Black residents demand San Francisco give center as reparations after destroying Fillmore neighborhood
Frisco Mayor London Breed has not committed to turning over The Fillmore Heritage Center, but has said she'd "like to see the venue open."
Community leaders in San Francisco are calling for the city to turn over a historic community space to the Black community, and they are getting support from a famous actor who attended high school in the district.

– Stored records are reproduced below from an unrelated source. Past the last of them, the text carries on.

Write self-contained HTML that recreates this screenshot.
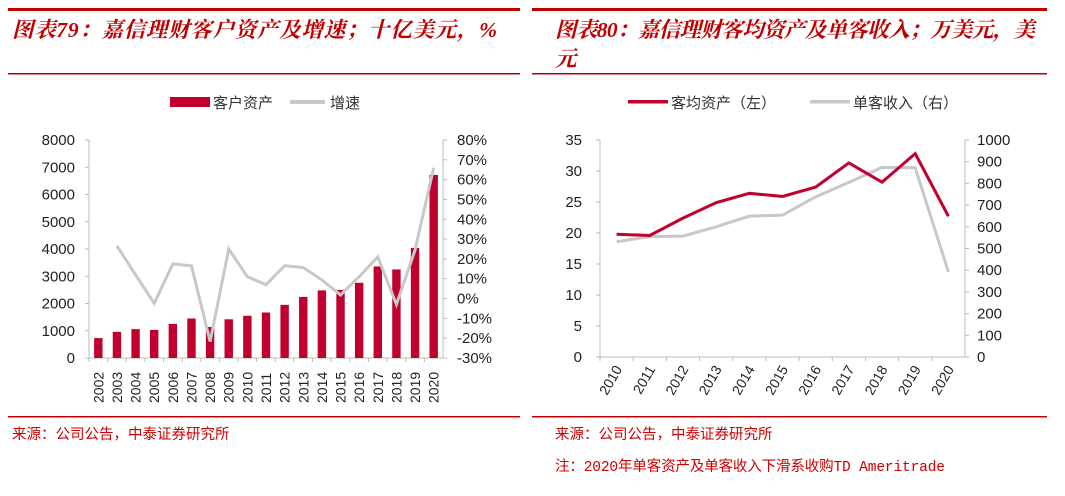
<!DOCTYPE html>
<html><head><meta charset="utf-8">
<style>
body{margin:0;width:1065px;height:491px;background:#fff;overflow:hidden;font-family:"Liberation Sans","Noto Sans CJK SC",sans-serif;}
svg text{font-family:"Liberation Sans","Noto Sans CJK SC",sans-serif;}
.t{font-family:"Liberation Serif","Noto Serif CJK SC",serif;font-style:italic;font-weight:bold;fill:#c00000;font-size:21.5px;}
.s{font-family:"Liberation Mono","Noto Sans CJK SC",monospace;fill:#d00000;font-size:14.5px;}
</style></head><body>
<svg id="svg" width="1065" height="491">
<g>
<rect x="8" y="8" width="512" height="3" fill="#c00000"/>
<text class="t" x="12" y="37" textLength="485">图表79：嘉信理财客户资产及增速；十亿美元，%</text>
<rect x="8" y="73" width="512" height="1.5" fill="#c00000"/>
<rect x="8" y="416" width="512" height="1.5" fill="#c00000"/>
<text class="s" x="12" y="439">来源：公司公告，中泰证券研究所</text>
<rect x="170" y="97" width="40" height="10" fill="#c0002f"/>
<text x="213" y="108" font-size="15" fill="#333">客户资产</text>
<rect x="290" y="100" width="35" height="4" fill="#c8c8c8"/>
<text x="330" y="108" font-size="15" fill="#333">增速</text>
</g>
<g>
<rect x="532" y="8" width="515" height="3" fill="#c00000"/>
<text class="t" x="555" y="37" textLength="480">图表80：嘉信理财客均资产及单客收入；万美元，美</text>
<text class="t" x="555" y="66">元</text>
<rect x="532" y="73" width="515" height="1.5" fill="#c00000"/>
<rect x="532" y="416" width="515" height="1.5" fill="#c00000"/>
<text class="s" x="555" y="439">来源：公司公告，中泰证券研究所</text>
<text class="s" x="555" y="471" textLength="390">注：2020年单客资产及单客收入下滑系收购TD Ameritrade</text>
<rect x="628" y="100" width="40" height="3.5" fill="#c0002f"/>
<text x="671" y="108" font-size="15" fill="#333">客均资产（左）</text>
<rect x="810" y="100" width="40" height="3.5" fill="#c8c8c8"/>
<text x="853" y="108" font-size="15" fill="#333">单客收入（右）</text>
</g>
</svg>
<script>
const years1=["2002","2003","2004","2005","2006","2007","2008","2009","2010","2011","2012","2013","2014","2015","2016","2017","2018","2019","2020"];
const assets=[730,960,1060,1030,1250,1450,1140,1420,1550,1670,1950,2240,2480,2500,2760,3360,3250,4040,6720];
const growth=[null,26.6,12,-2.4,17.5,16.5,-21.7,25,11,7,16.6,15.6,9.4,1.8,11,21,-3,24.5,66];
const leftTicks=[0,1000,2000,3000,4000,5000,6000,7000,8000];
const pctTicks=[-30,-20,-10,0,10,20,30,40,50,60,70,80];
const years2=["2010","2011","2012","2013","2014","2015","2016","2017","2018","2019","2020"];
const avgAssets=[19.8,19.6,22.4,24.9,26.4,25.9,27.4,31.3,28.2,32.8,22.7];
const revenue=[531,555,557,600,649,654,738,805,874,872,392];
const t2L=[0,5,10,15,20,25,30,35];
const t2R=[0,100,200,300,400,500,600,700,800,900,1000];
const svg=document.getElementById('svg');
const NS='http://www.w3.org/2000/svg';
function mk(tag,a){const e=document.createElementNS(NS,tag);for(const k in a)e.setAttribute(k,a[k]);svg.appendChild(e);return e;}
// chart 1
const L1=89,R1=443,T1=140,B1=358;
const y1=v=>B1-(v/8000)*(B1-T1);
const yp=v=>B1-((v+30)/110)*(B1-T1);
const bw1=(R1-L1)/years1.length;
const x1=i=>L1+bw1*(i+0.5);
let e=mk('line',{x1:L1,y1:T1,x2:L1,y2:B1,stroke:'#bbb'});


e=mk('line',{x1:R1,y1:T1,x2:R1,y2:B1,stroke:'#bbb'});


e=mk('line',{x1:L1,y1:B1,x2:R1,y2:B1,stroke:'#bbb'});


leftTicks.forEach(v=>{const t=mk('text',{x:L1-14,y:y1(v)+5,'text-anchor':'end','font-size':15,fill:'#222'});t.textContent=v;


mk('line',{x1:L1-4,y1:y1(v),x2:L1,y2:y1(v),stroke:'#bbb'});});
pctTicks.forEach(v=>{const t=mk('text',{x:R1+14,y:yp(v)+5,'font-size':15,fill:'#222'});t.textContent=v+'%';


mk('line',{x1:R1,y1:yp(v),x2:R1+4,y2:yp(v),stroke:'#bbb'});});
years1.forEach((y,i)=>{mk('line',{x1:L1+bw1*i,y1:B1,x2:L1+bw1*i,y2:B1+4,stroke:'#bbb'});
const b=mk('rect',{x:x1(i)-4.2,y:y1(assets[i]),width:8.4,height:B1-y1(assets[i]),fill:'#c0002f'});


const t=mk('text',{x:x1(i)+5,y:B1+45,'font-size':14,fill:'#222',transform:`rotate(-90 ${x1(i)+5} ${B1+45})`});t.textContent=y;

});
let d='';growth.forEach((g,i)=>{if(g!==null)d+=(d?'L':'M')+x1(i)+' '+yp(g);});
e=mk('path',{d:d,fill:'none',stroke:'#c8c8c8','stroke-width':3});


// chart 2
const L2=600,R2=965,T2=140,B2=357;
const yl=v=>B2-(v/35)*(B2-T2);
const yr=v=>B2-(v/1000)*(B2-T2);
const bw2=(R2-L2)/years2.length;
const x2=i=>L2+bw2*(i+0.5);
e=mk('line',{x1:L2,y1:T2,x2:L2,y2:B2,stroke:'#bbb'});


e=mk('line',{x1:R2,y1:T2,x2:R2,y2:B2,stroke:'#bbb'});


e=mk('line',{x1:L2,y1:B2,x2:R2,y2:B2,stroke:'#bbb'});


t2L.forEach(v=>{const t=mk('text',{x:L2-18,y:yl(v)+5,'text-anchor':'end','font-size':15,fill:'#222'});t.textContent=v;


mk('line',{x1:L2-4,y1:yl(v),x2:L2,y2:yl(v),stroke:'#bbb'});});
t2R.forEach(v=>{const t=mk('text',{x:R2+12,y:yr(v)+5,'font-size':15,fill:'#222'});t.textContent=v;


mk('line',{x1:R2,y1:yr(v),x2:R2+4,y2:yr(v),stroke:'#bbb'});});
years2.forEach((y,i)=>{mk('line',{x1:L2+bw2*i,y1:B2,x2:L2+bw2*i,y2:B2+4,stroke:'#bbb'});
const tx=x2(i)+6,ty=B2+12;
const t=mk('text',{x:tx,y:ty,'text-anchor':'end','font-size':14,fill:'#222',transform:`rotate(-60 ${tx} ${ty})`});t.textContent=y;

});
d='';revenue.forEach((v,i)=>{d+=(i?'L':'M')+x2(i)+' '+yr(v);});
e=mk('path',{d:d,fill:'none',stroke:'#c8c8c8','stroke-width':3});


d='';avgAssets.forEach((v,i)=>{d+=(i?'L':'M')+x2(i)+' '+yl(v);});
e=mk('path',{d:d,fill:'none',stroke:'#c0002f','stroke-width':3});


</script>
</body></html>
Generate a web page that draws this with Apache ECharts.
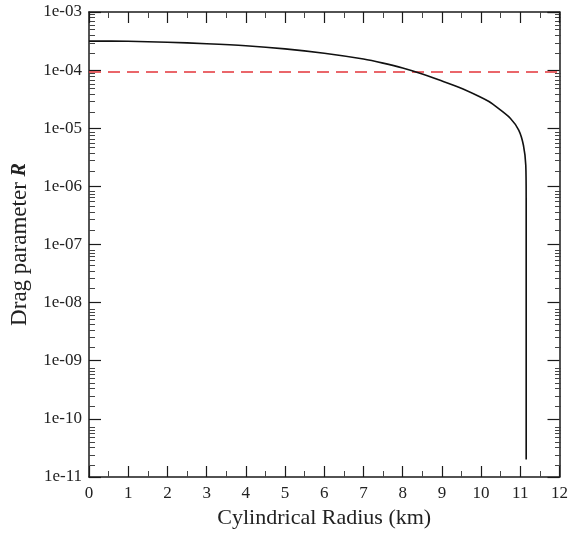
<!DOCTYPE html>
<html>
<head>
<meta charset="utf-8">
<script src="https://cdn.jsdelivr.net/npm/echarts@6/dist/echarts.min.js"></script>
<style>
  html, body { margin: 0; padding: 0; background: #fff; }
  #chart { width: 571px; height: 534px; }
</style>
</head>
<body>
<div id="chart"></div>
<script>
// curve
var radius = [0, 1, 2, 3, 4, 5, 6, 7, 7.5, 8, 8.5, 8.92, 9.43, 9.94, 10.2, 10.45, 10.75, 10.96, 11.08, 11.14, 11.15, 11.15];
var drag = [3.16e-4, 3.13e-4, 3.02e-4, 2.85e-4, 2.63e-4, 2.32e-4, 1.95e-4, 1.55e-4, 1.32e-4, 1.09e-4, 8.6e-5, 6.8e-5, 5.07e-5, 3.56e-5, 2.88e-5, 2.17e-5, 1.47e-5, 9.3e-6, 5.1e-6, 2.3e-6, 6.5e-7, 2e-11];
// red dashed level
var levelX = [0, 12];
var levelY = [9.3e-5, 9.3e-5];
// tick values
var decades = [-11, -10, -9, -8, -7, -6, -5, -4];
var mults = [2, 3, 4, 5, 6, 7, 8, 9];

var minorY = [];
for (var i = 0; i < decades.length; i++) {
  for (var j = 0; j < mults.length; j++) {
    minorY.push(mults[j] * Math.pow(10, decades[i]));
  }
}

var fmtExp = function (v) {
  var e = Math.round(Math.log(v) / Math.LN10);
  var s = Math.abs(e) < 10 ? '0' + Math.abs(e) : '' + Math.abs(e);
  return '1e' + (e < 0 ? '-' : '+') + s;
};

var curve = [];
for (var k = 0; k < radius.length; k++) curve.push([radius[k], drag[k]]);
var level = [];
for (var m = 0; m < levelX.length; m++) level.push([levelX[m], levelY[m]]);

var serif = 'Liberation Serif, Times New Roman, serif';
var lineCol = '#1a1a1a';
var box = { left: 89, right: 10, top: 12, bottom: 51 };

var yBase = function (pos, labels) {
  return {
    type: 'log', logBase: 10, min: 1e-11, max: 1e-3, interval: 1,
    gridIndex: 0, position: pos, offset: 0,
    axisLine: { show: true, onZero: false, lineStyle: { color: lineCol, width: 1.5 } },
    axisTick: { show: true, inside: true, length: 12, lineStyle: { color: lineCol, width: 1.2 } },
    axisLabel: {
      show: labels, showMinLabel: true, showMaxLabel: true, margin: 7,
      fontFamily: serif, fontSize: 17, color: '#222', formatter: fmtExp
    },
    splitLine: { show: false }
  };
};
var yMinor = function (pos) {
  return {
    type: 'log', logBase: 10, min: 1e-11, max: 1e-3,
    gridIndex: 1, position: pos, offset: 0,
    axisLine: { show: false, onZero: false },
    axisTick: { show: true, inside: true, length: 6, customValues: minorY, lineStyle: { color: '#444', width: 1 } },
    axisLabel: { show: false },
    splitLine: { show: false }
  };
};
var xBase = function (pos, labels) {
  return {
    type: 'value', min: 0, max: 12, interval: 1,
    gridIndex: 0, position: pos, offset: 0,
    axisLine: { show: true, onZero: false, lineStyle: { color: lineCol, width: 1.5 } },
    axisTick: { show: true, inside: true, length: 11, lineStyle: { color: lineCol, width: 1.2 } },
    minorTick: { show: true, splitNumber: 2, length: 6, lineStyle: { color: '#444', width: 1 } },
    axisLabel: { show: labels, margin: 8, fontFamily: serif, fontSize: 17, color: '#222' },
    splitLine: { show: false },
    minorSplitLine: { show: false }
  };
};

var left = yBase('left', true);
left.name = '{a|Drag parameter }{r|R}';
left.nameLocation = 'middle';
left.nameRotate = 90;
left.nameGap = 58;
left.nameTextStyle = {
  rich: {
    a: { fontFamily: serif, fontSize: 23, color: '#222' },
    r: { fontFamily: serif, fontSize: 20, fontStyle: 'italic', fontWeight: 'bold', color: '#222' }
  }
};

var bottom = xBase('bottom', true);
bottom.name = 'Cylindrical Radius (km)';
bottom.nameLocation = 'middle';
bottom.nameGap = 30;
bottom.nameTextStyle = { fontFamily: serif, fontSize: 22, color: '#222' };

var chart = echarts.init(document.getElementById('chart'));
chart.setOption({
  animation: false,
  backgroundColor: '#fff',
  grid: [box, box],
  xAxis: [
    bottom,
    xBase('top', false),
    { type: 'value', min: 0, max: 12, gridIndex: 1, show: false }
  ],
  yAxis: [left, yBase('right', false), yMinor('left'), yMinor('right')],
  series: [
    {
      name: 'level', type: 'line', data: level, xAxisIndex: 0, yAxisIndex: 0,
      showSymbol: false, symbol: 'none',
      lineStyle: { color: '#e3343a', width: 1.6, type: [12, 7] }
    },
    {
      name: 'drag', type: 'line', data: curve, xAxisIndex: 0, yAxisIndex: 0,
      showSymbol: false, symbol: 'none', smooth: 0.3,
      lineStyle: { color: '#111', width: 1.6 }
    }
  ]
});
</script>
</body>
</html>
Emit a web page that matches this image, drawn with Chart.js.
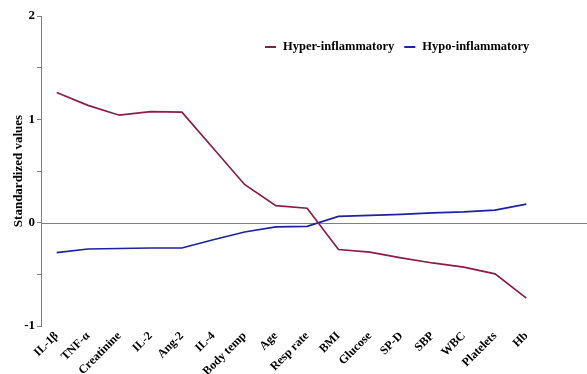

The Fillmore Heritage Center — located at 1300-1320-1330 Fillmore Street in San Francisco, on the corner of Fillmore and Eddy streets —opened in 2007 with its primary tenant as Yoshi’s, a noted jazz club and restaurant. Yoshi’s closed six years ago, and other than small pop-ups and failed businesses, the 50,000-square-feet space, which also features a music venue and other small rental spaces, has sat dormant under a tower of residences.
“I was born here and came here with my dad when there was magic on this street,” said San Francisco native son Danny Glover at a press conference on Monday, according to SFist. He said that the city has “not delivered on their promise” to revitalize the neighborhood.
“San Francisco City leaders have a moral obligation to right the racist wrongs that destroyed that culture and that community,” Glover said in a statement, “and allow the Fillmore Heritage Center to live up to the full meaning of its name.”
Rev. Amos C. Brown, a former city supervisor, is calling on San Francisco Mayor London Breed and the city’s newly formed Reparations Advisory Committee to donate the center to a new nonprofit representing the community.
“The Fillmore was the vibrant hub of San Francisco’s Black community before it was destroyed by inherently racist programs designed to remove Black families and culture,” Brown said. “Turning over the Fillmore Heritage Center to the local Black community is an extremely important first step in righting that immense historic wrong.”
Breed represented the Fillmore area as District 5 supervisor and president of the Board of Supervisors before she became Frisco’s mayor.
Brown, also pastor of the Third Baptist Church and president of the San Francisco chapter of the NAACP, added in a statement that “reparations cannot be confined to big national or statewide actions.”
Brown noted that “structural racism has had a devastating effect on people’s neighborhoods, homes, businesses and daily lives, so reparations also must include significant actions on a local level. Returning the Fillmore Heritage Center to the community to which it rightfully belongs is exactly that kind of action.”
Mayor Breed has not committed to turning the center over but has said she “would like to see the venue open. I would like to see the venue become a huge success,” according to The San Francisco Chronicle. “I don’t want to see the venue continue to be a financial drain on the city. And so that’s one of the things that we need to work towards, but ultimately a lot of the guiding principles are how we make good decisions about them and have everything to do with state law.”
Breed, the city’s first Black female mayor, has served since 2018, when she won a special election after the death of Mayor Ed Lee. She has focused much of her tenure on funding housing and homelessness programs.
The African American Reparations Advisory Committee was created earlier this year. Fifteen appointed members sit on the committee, which was established to “compensate Black people whose ancestors not only provided free labor through slavery in the U.S. from 1619 to 1865 but also suffered injustices during the Jim Crow era that followed,” according to an NBC Bay Area report.